For the streusel topping: (I omitted)
1/2 cup flour
1/2 cup sugar
1/2 stick butter, cut into small pieces

1 egg, for egg wash

Sprinkle the yeast over warm water in the bowl of your stand mixer until it foams up. Turn the mixer to low and add the milk, melted butter, eggs and sugar until mixed. Whisk together the salt and flour and add to the mixer in two batches, mixing only until just combined. The dough should be wet and sticky. Cover with plastic wrap and let it rest for 1 to 2 hours, or until doubled in size. Punch down the dough and refrigerate covered overnight or for at least 4 hours.

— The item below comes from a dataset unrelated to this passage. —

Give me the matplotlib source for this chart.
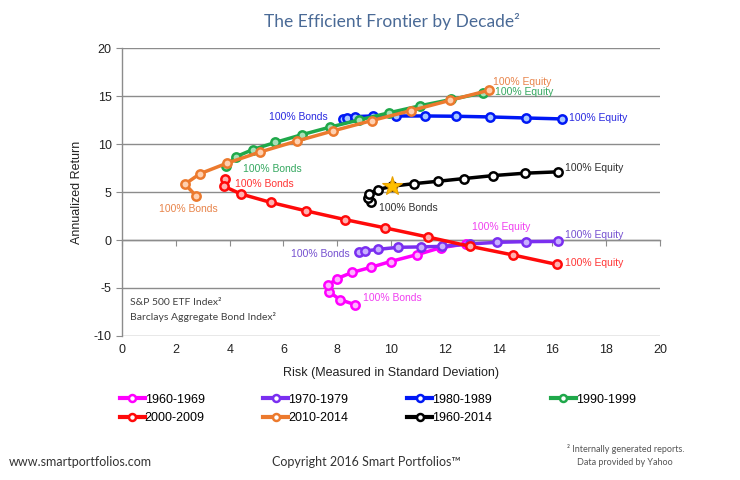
import matplotlib
matplotlib.use("Agg")
import matplotlib.pyplot as plt

# ---------------- data ----------------
series_names = ["1960-1969", "1970-1979", "1980-1989", "1990-1999",
                "2000-2009", "2010-2014", "1960-2014"]

x_1960s = [8.64, 8.10, 7.70, 7.66, 7.98, 8.55, 9.27, 9.98, 10.97, 11.85, 12.80]
y_1960s = [-6.72, -6.21, -5.41, -4.72, -4.03, -3.38, -2.83, -2.24, -1.52, -0.80, -0.40]

x_1970s = [8.81, 9.04, 9.53, 10.27, 11.10, 11.91, 12.94, 13.95, 15.02, 16.21]
y_1970s = [-1.21, -1.14, -0.97, -0.76, -0.72, -0.66, -0.41, -0.24, -0.17, -0.14]

x_1980s = [8.22, 8.35, 8.65, 9.31, 10.20, 11.25, 12.41, 13.66, 15.02, 16.37]
y_1980s = [12.65, 12.72, 12.85, 12.92, 12.92, 12.92, 12.89, 12.82, 12.71, 12.61]

x_1990s = [3.87, 4.22, 4.86, 5.70, 6.67, 7.72, 8.81, 9.94, 11.09, 12.24, 13.43]
y_1990s = [7.69, 8.66, 9.42, 10.17, 10.96, 11.75, 12.51, 13.26, 13.99, 14.64, 15.33]

x_2000s = [3.83, 3.79, 4.42, 5.52, 6.83, 8.28, 9.78, 11.37, 12.94, 14.55, 16.17]
y_2000s = [6.36, 5.59, 4.79, 3.92, 3.04, 2.13, 1.26, 0.31, -0.66, -1.57, -2.55]

x_2010s = [2.75, 2.34, 2.90, 3.89, 5.12, 6.50, 7.85, 9.28, 10.73, 12.18, 13.64]
y_2010s = [4.58, 5.83, 6.91, 7.99, 9.16, 10.31, 11.37, 12.44, 13.47, 14.54, 15.60]

x_all = [9.24, 9.14, 9.17, 9.50, 10.03, 10.85, 11.75, 12.71, 13.80, 14.98, 16.21]
y_all = [3.95, 4.37, 4.83, 5.24, 5.60, 5.87, 6.12, 6.40, 6.71, 6.96, 7.10]

star_x = [10.03]
star_y = [5.62]

x_ticks = [0, 2, 4, 6, 8, 10, 12, 14, 16, 18, 20]
y_ticks = [-10, -5, 0, 5, 10, 15, 20]

# end labels: (text, x, y, ha, series index)
end_labels = [
    ("100% Bonds", 8.95, -6.0, "left", 0),
    ("100% Equity", 13.0, 1.35, "left", 0),
    ("100% Bonds", 8.45, -1.45, "right", 1),
    ("100% Equity", 16.45, 0.5, "left", 1),
    ("100% Bonds", 7.65, 12.85, "right", 2),
    ("100% Equity", 16.6, 12.75, "left", 2),
    ("100% Bonds", 4.5, 7.4, "left", 3),
    ("100% Equity", 13.85, 15.45, "left", 3),
    ("100% Bonds", 4.2, 5.85, "left", 4),
    ("100% Equity", 16.45, -2.35, "left", 4),
    ("100% Bonds", 2.45, 3.2, "center", 5),
    ("100% Equity", 13.8, 16.45, "left", 5),
    ("100% Bonds", 9.55, 3.3, "left", 6),
    ("100% Equity", 16.45, 7.5, "left", 6),
]

# ---------------- style ----------------
line_colors = ["#FF00FF", "#7A2FF0", "#0018F5", "#1FA84A", "#FF0A0A", "#EC7A2E", "#000000"]
face_colors = ["#FFB0FF", "#C8B0FF", "#A8C8FF", "#A8E0B8", "#FFB0B0", "#FFD0B0", "#FFFFFF"]
label_colors = ["#F040F0", "#7550D0", "#2A2AE0", "#35A860", "#FF3535", "#E8844A", "#303030"]

xs = [x_1960s, x_1970s, x_1980s, x_1990s, x_2000s, x_2010s, x_all]
ys = [y_1960s, y_1970s, y_1980s, y_1990s, y_2000s, y_2010s, y_all]

plt.rcParams["font.family"] = ["Liberation Sans", "DejaVu Sans"]
plt.rcParams["axes.unicode_minus"] = False

fig = plt.figure(figsize=(7.4, 4.8), dpi=100)
ax = fig.add_axes([0.165, 0.30, 0.727, 0.60])

handles = []
for i in range(len(series_names)):
    h, = ax.plot(xs[i], ys[i], color=line_colors[i], lw=2.5,
                 marker="o", ms=6, mew=1.8, mfc=face_colors[i],
                 mec=line_colors[i], label=series_names[i], zorder=3)
    handles.append(h)

ax.plot(star_x, star_y, linestyle="none", marker="*", ms=15,
        mfc="#FFC000", mec="#E8A000", mew=0.8, zorder=5)

for txt, tx, ty, ha, si in end_labels:
    ax.text(tx, ty, txt, color=label_colors[si], fontsize=7.5,
            ha=ha, va="center", zorder=6)

ax.set_xlim(0, 20)
ax.set_ylim(-10, 20)
ax.set_yticks(y_ticks)
ax.set_xticks(x_ticks)

grid_col = "#8C8C8C"
ax.grid(axis="y", color=grid_col, lw=1.0, zorder=0)
ax.set_axisbelow(True)
for s in ["top", "right"]:
    ax.spines[s].set_visible(False)
ax.spines["left"].set_color(grid_col)
ax.spines["left"].set_linewidth(1.0)
ax.spines["bottom"].set_position(("data", 0))
ax.spines["bottom"].set_color(grid_col)
ax.spines["bottom"].set_linewidth(1.0)
ax.tick_params(axis="x", labelbottom=False, length=4, color=grid_col, direction="out")
ax.tick_params(axis="y", length=4, color=grid_col, labelsize=9, labelcolor="#222222")

sec = ax.secondary_xaxis("bottom")
sec.set_xticks(x_ticks)
sec.tick_params(length=0, labelsize=9, pad=6, labelcolor="#222222")
sec.spines["bottom"].set_visible(False)
sec.set_xlabel("Risk (Measured in Standard Deviation)", fontsize=9, labelpad=8, color="#222222")

ax.set_ylabel("Annualized Return", fontsize=9, labelpad=8, color="#222222")

ax.text(0.3, -6.5, "S&P 500 ETF Index\u00b2", fontsize=7.5, color="#404040",
        family=["Lato", "DejaVu Sans"], va="center")
ax.text(0.3, -8.0, "Barclays Aggregate Bond Index\u00b2", fontsize=7.5, color="#404040",
        family=["Lato", "DejaVu Sans"], va="center")

fig.text(0.53, 0.955, "The Efficient Frontier by Decade\u00b2", fontsize=12.5,
         color="#4A6A96", ha="center", va="center", family=["Lato", "DejaVu Sans"])

# row-major legend order for a 4-column layout
legend_order = [0, 4, 1, 5, 2, 6, 3]
leg = fig.legend(handles=[handles[k] for k in legend_order],
                 loc="upper left", bbox_to_anchor=(0.155, 0.19),
                 ncol=4, frameon=False, fontsize=9, handlelength=2.0,
                 handletextpad=0.0, columnspacing=4.7, labelspacing=0.5,
                 borderaxespad=0)
for lh in leg.legend_handles:
    lh.set_markersize(5)
    lh.set_markerfacecolor("white")
    lh.set_linewidth(3)

fig.text(0.012, 0.037, "www.smartportfolios.com", fontsize=9, color="#333333",
         family=["Lato", "DejaVu Sans"], va="center")
fig.text(0.495, 0.037, "Copyright 2016 Smart Portfolios\u2122", fontsize=9, color="#333333",
         family=["Lato", "DejaVu Sans"], va="center", ha="center")
fig.text(0.845, 0.065, "\u00b2 Internally generated reports.", fontsize=6.5, color="#555555",
         family=["Lato", "DejaVu Sans"], va="center", ha="center")
fig.text(0.845, 0.036, "Data provided by Yahoo", fontsize=6.5, color="#555555",
         family=["Lato", "DejaVu Sans"], va="center", ha="center")

fig.savefig("out.png", dpi=100)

Divide the dough and place the portions on a lined or greased baking sheet. Cover and let rest for 15 minutes. Using your fingers, make an impression in the centre of the ball and stretch out into a round, creating a well to hold your filling.

Pulse the flour, sugar, and butter in your food processor until crumbly. Refrigerate until ready to use.

If making egg kolaches, crack an egg for each kolache into a bowl and whisk to break up the yolk before pouring into the indention of the dough. You can also choose to add other ingredients like ham, red peppers, anything you fancy. If using other fillings, place a heaping spoonful into the centre of each dough ball. Cover and let rest for 20 minutes while preheating the oven to 375F.

Sprinkle the streusel topping over the kolaches. Whisk the remaining egg with a tablespoon of water and brush over the sides of the kolaches.

Bake for 25-30 minutes or until browned. Let the kolaches cool for 20 minutes before serving. Leftovers can be kept tightly wrapped in the fridge for 3-4 days.